== MATERIAL ==

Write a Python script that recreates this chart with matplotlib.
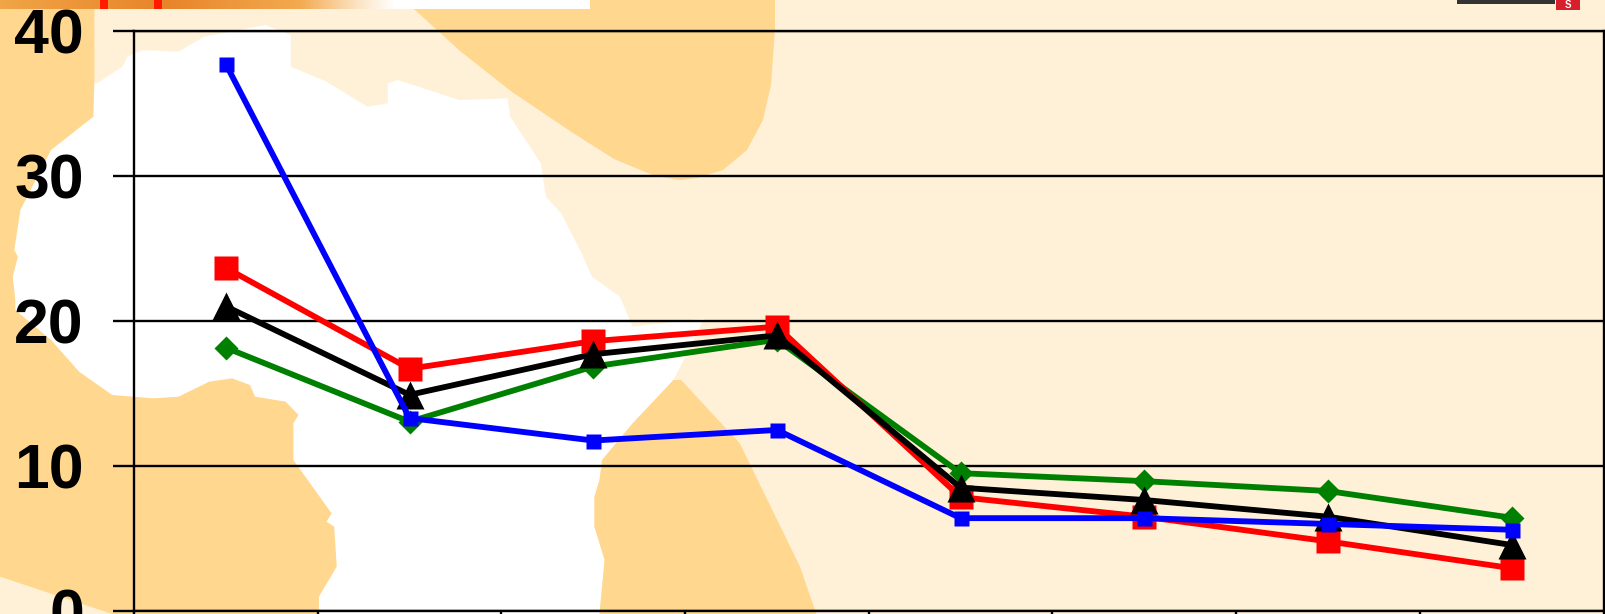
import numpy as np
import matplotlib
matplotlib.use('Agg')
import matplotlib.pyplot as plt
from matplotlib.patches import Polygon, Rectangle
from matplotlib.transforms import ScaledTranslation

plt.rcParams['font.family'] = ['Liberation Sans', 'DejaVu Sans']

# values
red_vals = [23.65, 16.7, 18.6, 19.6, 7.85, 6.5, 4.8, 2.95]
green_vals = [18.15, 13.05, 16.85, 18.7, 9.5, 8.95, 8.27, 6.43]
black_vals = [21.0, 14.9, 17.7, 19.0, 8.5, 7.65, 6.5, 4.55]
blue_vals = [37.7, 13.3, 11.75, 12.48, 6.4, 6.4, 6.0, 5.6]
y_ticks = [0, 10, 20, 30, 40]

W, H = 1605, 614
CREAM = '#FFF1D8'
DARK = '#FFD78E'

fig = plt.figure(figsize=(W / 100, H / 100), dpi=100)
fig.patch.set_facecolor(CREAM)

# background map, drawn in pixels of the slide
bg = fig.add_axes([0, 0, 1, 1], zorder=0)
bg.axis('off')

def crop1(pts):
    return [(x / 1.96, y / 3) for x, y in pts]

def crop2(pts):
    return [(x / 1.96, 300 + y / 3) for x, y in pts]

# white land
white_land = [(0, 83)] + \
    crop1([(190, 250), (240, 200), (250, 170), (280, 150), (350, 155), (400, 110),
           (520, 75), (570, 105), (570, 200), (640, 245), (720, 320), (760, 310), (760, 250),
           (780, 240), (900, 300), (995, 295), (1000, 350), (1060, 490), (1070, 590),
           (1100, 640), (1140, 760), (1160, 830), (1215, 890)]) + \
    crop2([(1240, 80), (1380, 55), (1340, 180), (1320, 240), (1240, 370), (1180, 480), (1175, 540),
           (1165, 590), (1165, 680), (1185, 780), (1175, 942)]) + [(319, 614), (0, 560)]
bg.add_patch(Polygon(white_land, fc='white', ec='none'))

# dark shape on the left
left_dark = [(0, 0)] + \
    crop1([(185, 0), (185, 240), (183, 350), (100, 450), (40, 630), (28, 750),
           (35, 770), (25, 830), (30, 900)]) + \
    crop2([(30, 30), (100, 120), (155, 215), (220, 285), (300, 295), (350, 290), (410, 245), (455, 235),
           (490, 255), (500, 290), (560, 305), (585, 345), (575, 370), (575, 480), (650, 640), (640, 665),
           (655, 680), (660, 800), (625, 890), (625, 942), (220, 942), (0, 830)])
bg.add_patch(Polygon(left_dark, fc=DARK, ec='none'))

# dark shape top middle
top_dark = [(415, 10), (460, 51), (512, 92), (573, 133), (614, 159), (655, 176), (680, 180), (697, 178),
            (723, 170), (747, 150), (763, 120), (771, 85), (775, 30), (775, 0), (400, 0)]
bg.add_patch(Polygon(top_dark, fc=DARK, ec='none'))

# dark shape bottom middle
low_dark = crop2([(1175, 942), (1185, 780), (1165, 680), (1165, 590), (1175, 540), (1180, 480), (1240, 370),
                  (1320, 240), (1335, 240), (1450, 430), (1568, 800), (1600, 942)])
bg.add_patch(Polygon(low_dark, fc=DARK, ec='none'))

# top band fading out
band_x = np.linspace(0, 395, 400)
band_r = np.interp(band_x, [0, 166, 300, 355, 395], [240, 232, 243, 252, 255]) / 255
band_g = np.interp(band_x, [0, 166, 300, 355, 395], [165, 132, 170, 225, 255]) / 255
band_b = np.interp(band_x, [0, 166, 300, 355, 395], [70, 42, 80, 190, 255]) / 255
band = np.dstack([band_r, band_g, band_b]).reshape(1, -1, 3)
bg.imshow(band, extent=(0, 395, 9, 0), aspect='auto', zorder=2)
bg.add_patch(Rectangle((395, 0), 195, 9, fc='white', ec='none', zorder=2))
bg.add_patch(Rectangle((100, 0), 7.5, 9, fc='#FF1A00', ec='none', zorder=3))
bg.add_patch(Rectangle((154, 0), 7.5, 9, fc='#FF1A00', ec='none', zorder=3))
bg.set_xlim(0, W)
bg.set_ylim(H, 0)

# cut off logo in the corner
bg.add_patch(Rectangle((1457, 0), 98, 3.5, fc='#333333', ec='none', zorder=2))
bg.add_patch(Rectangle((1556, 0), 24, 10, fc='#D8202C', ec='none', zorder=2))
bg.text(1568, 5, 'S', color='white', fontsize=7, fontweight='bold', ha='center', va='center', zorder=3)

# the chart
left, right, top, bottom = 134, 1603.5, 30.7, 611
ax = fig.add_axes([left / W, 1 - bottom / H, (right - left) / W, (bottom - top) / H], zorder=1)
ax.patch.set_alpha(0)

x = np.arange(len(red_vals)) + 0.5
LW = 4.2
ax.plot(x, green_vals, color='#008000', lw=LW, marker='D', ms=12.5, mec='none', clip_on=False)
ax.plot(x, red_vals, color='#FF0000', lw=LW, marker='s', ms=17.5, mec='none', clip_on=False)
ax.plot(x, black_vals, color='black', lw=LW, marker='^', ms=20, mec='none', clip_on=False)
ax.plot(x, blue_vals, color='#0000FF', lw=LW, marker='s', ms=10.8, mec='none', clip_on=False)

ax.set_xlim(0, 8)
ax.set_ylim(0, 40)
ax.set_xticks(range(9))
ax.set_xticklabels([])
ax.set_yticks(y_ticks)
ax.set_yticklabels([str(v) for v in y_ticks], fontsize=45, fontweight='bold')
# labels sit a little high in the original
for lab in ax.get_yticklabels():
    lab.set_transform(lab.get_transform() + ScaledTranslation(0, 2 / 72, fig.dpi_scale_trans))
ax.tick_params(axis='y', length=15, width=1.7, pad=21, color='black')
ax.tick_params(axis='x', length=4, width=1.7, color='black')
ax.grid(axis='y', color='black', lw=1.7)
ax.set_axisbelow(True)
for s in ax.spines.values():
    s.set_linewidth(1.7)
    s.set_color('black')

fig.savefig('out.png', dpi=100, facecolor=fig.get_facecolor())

===

- **AIM OF THE EXERCISE**:
Repeat only what lies between the start of the data and the end of the line containing "from matplotlib.transforms import", exactly, with pictures left out.

- **ANSWER FOR THE TASK**:
Write a Python script that recreates this chart with matplotlib.
import numpy as np
import matplotlib
matplotlib.use('Agg')
import matplotlib.pyplot as plt
from matplotlib.patches import Polygon, Rectangle
from matplotlib.transforms import ScaledTranslation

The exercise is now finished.